• OBJECTIVE:
Repeat the material below word for word and leave out all pictures.

────────────────────

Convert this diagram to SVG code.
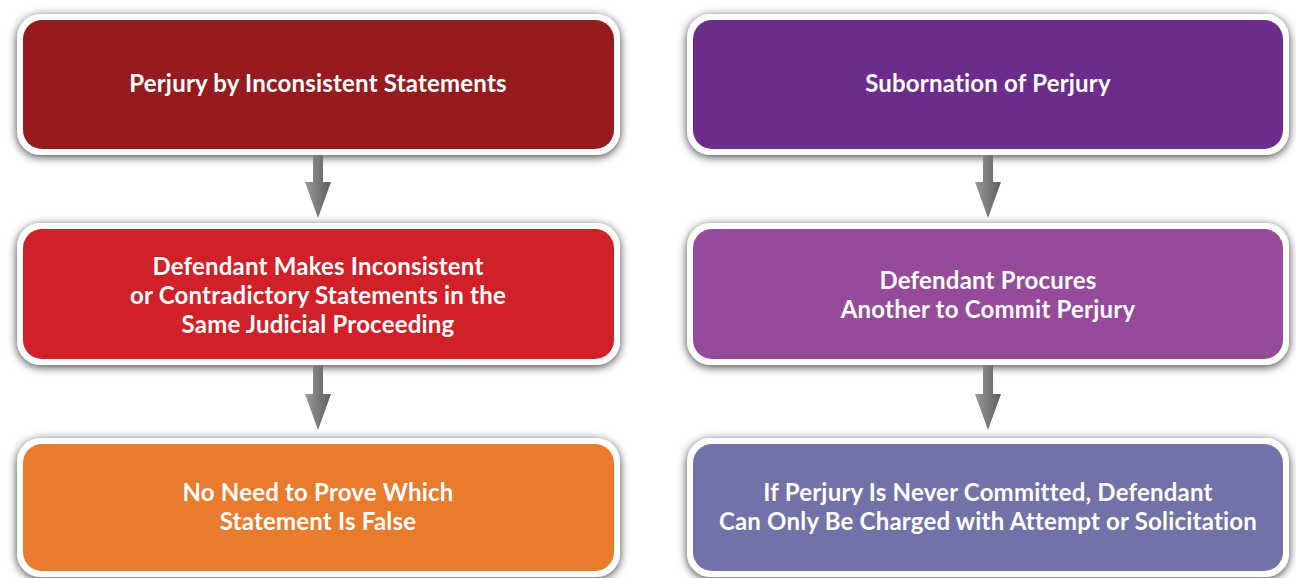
<svg xmlns="http://www.w3.org/2000/svg" width="1296" height="578" viewBox="0 0 1296 578">
<defs>
<filter id="sh" x="-10%" y="-20%" width="120%" height="140%">
<feDropShadow dx="0" dy="2" stdDeviation="5" flood-color="#000" flood-opacity="0.75"/>
</filter>
<linearGradient id="ag" x1="0" y1="0" x2="1" y2="0">
<stop offset="0" stop-color="#9a9a9a"/>
<stop offset="0.5" stop-color="#7a7a7a"/>
<stop offset="1" stop-color="#5e5e5e"/>
</linearGradient>
<style>
.outer{fill:#ffffff;filter:url(#sh)}
.t{font-family:"Lato","Open Sans","Liberation Sans",sans-serif;font-weight:700;font-size:24px;letter-spacing:0.2px;fill:#ffffff;text-anchor:middle}
.arr{fill:url(#ag)}
</style>
</defs>
<rect width="1296" height="578" fill="#ffffff"/>
<g id="n1">
<rect class="outer" x="17" y="14" width="603" height="141" rx="24"/>
<rect x="23" y="20" width="591" height="129" rx="19" fill="#951b1f"/>
<text class="t" x="318" y="92">Perjury by Inconsistent Statements</text>
</g>
<g id="n2">
<rect class="outer" x="17" y="223" width="603" height="142" rx="24"/>
<rect x="23" y="229" width="591" height="130" rx="19" fill="#d02128"/>
<text class="t" x="318" y="275">Defendant Makes Inconsistent</text>
<text class="t" x="318" y="304">or Contradictory Statements in the</text>
<text class="t" x="318" y="333">Same Judicial Proceeding</text>
</g>
<g id="n3">
<rect class="outer" x="17" y="438" width="603" height="139" rx="24"/>
<rect x="23" y="444" width="591" height="127" rx="19" fill="#e87b2c"/>
<text class="t" x="318" y="501">No Need to Prove Which</text>
<text class="t" x="318" y="530">Statement Is False</text>
</g>
<g id="n4">
<rect class="outer" x="687" y="14" width="602" height="141" rx="24"/>
<rect x="693" y="20" width="590" height="129" rx="19" fill="#6c2c8b"/>
<text class="t" x="988" y="92">Subornation of Perjury</text>
</g>
<g id="n5">
<rect class="outer" x="687" y="223" width="602" height="142" rx="24"/>
<rect x="693" y="229" width="590" height="130" rx="19" fill="#964a9a"/>
<text class="t" x="988" y="289">Defendant Procures</text>
<text class="t" x="988" y="318">Another to Commit Perjury</text>
</g>
<g id="n6">
<rect class="outer" x="687" y="438" width="602" height="139" rx="24"/>
<rect x="693" y="444" width="590" height="127" rx="19" fill="#7272a8"/>
<text class="t" x="988" y="501">If Perjury Is Never Committed, Defendant</text>
<text class="t" x="988" y="530">Can Only Be Charged with Attempt or Solicitation</text>
</g>
<g id="connectors">
<polygon class="arr" points="313,155 323,155 323,182 331,182 318,218 305,182 313,182"/>
<polygon class="arr" points="313,365 323,365 323,394 331,394 318,430 305,394 313,394"/>
<polygon class="arr" points="983,155 993,155 993,182 1001,182 988,218 975,182 983,182"/>
<polygon class="arr" points="983,365 993,365 993,394 1001,394 988,430 975,394 983,394"/>
</g>
</svg>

────────────────────

• OUTPUT FOR THIS EXERCISE:
Convert this diagram to SVG code.
<svg xmlns="http://www.w3.org/2000/svg" width="1296" height="578" viewBox="0 0 1296 578">
<defs>
<filter id="sh" x="-10%" y="-20%" width="120%" height="140%">
<feDropShadow dx="0" dy="2" stdDeviation="5" flood-color="#000" flood-opacity="0.75"/>
</filter>
<linearGradient id="ag" x1="0" y1="0" x2="1" y2="0">
<stop offset="0" stop-color="#9a9a9a"/>
<stop offset="0.5" stop-color="#7a7a7a"/>
<stop offset="1" stop-color="#5e5e5e"/>
</linearGradient>
<style>
.outer{fill:#ffffff;filter:url(#sh)}
.t{font-family:"Lato","Open Sans","Liberation Sans",sans-serif;font-weight:700;font-size:24px;letter-spacing:0.2px;fill:#ffffff;text-anchor:middle}
.arr{fill:url(#ag)}
</style>
</defs>
<rect width="1296" height="578" fill="#ffffff"/>
<g id="n1">
<rect class="outer" x="17" y="14" width="603" height="141" rx="24"/>
<rect x="23" y="20" width="591" height="129" rx="19" fill="#951b1f"/>
<text class="t" x="318" y="92">Perjury by Inconsistent Statements</text>
</g>
<g id="n2">
<rect class="outer" x="17" y="223" width="603" height="142" rx="24"/>
<rect x="23" y="229" width="591" height="130" rx="19" fill="#d02128"/>
<text class="t" x="318" y="275">Defendant Makes Inconsistent</text>
<text class="t" x="318" y="304">or Contradictory Statements in the</text>
<text class="t" x="318" y="333">Same Judicial Proceeding</text>
</g>
<g id="n3">
<rect class="outer" x="17" y="438" width="603" height="139" rx="24"/>
<rect x="23" y="444" width="591" height="127" rx="19" fill="#e87b2c"/>
<text class="t" x="318" y="501">No Need to Prove Which</text>
<text class="t" x="318" y="530">Statement Is False</text>
</g>
<g id="n4">
<rect class="outer" x="687" y="14" width="602" height="141" rx="24"/>
<rect x="693" y="20" width="590" height="129" rx="19" fill="#6c2c8b"/>
<text class="t" x="988" y="92">Subornation of Perjury</text>
</g>
<g id="n5">
<rect class="outer" x="687" y="223" width="602" height="142" rx="24"/>
<rect x="693" y="229" width="590" height="130" rx="19" fill="#964a9a"/>
<text class="t" x="988" y="289">Defendant Procures</text>
<text class="t" x="988" y="318">Another to Commit Perjury</text>
</g>
<g id="n6">
<rect class="outer" x="687" y="438" width="602" height="139" rx="24"/>
<rect x="693" y="444" width="590" height="127" rx="19" fill="#7272a8"/>
<text class="t" x="988" y="501">If Perjury Is Never Committed, Defendant</text>
<text class="t" x="988" y="530">Can Only Be Charged with Attempt or Solicitation</text>
</g>
<g id="connectors">
<polygon class="arr" points="313,155 323,155 323,182 331,182 318,218 305,182 313,182"/>
<polygon class="arr" points="313,365 323,365 323,394 331,394 318,430 305,394 313,394"/>
<polygon class="arr" points="983,155 993,155 993,182 1001,182 988,218 975,182 983,182"/>
<polygon class="arr" points="983,365 993,365 993,394 1001,394 988,430 975,394 983,394"/>
</g>
</svg>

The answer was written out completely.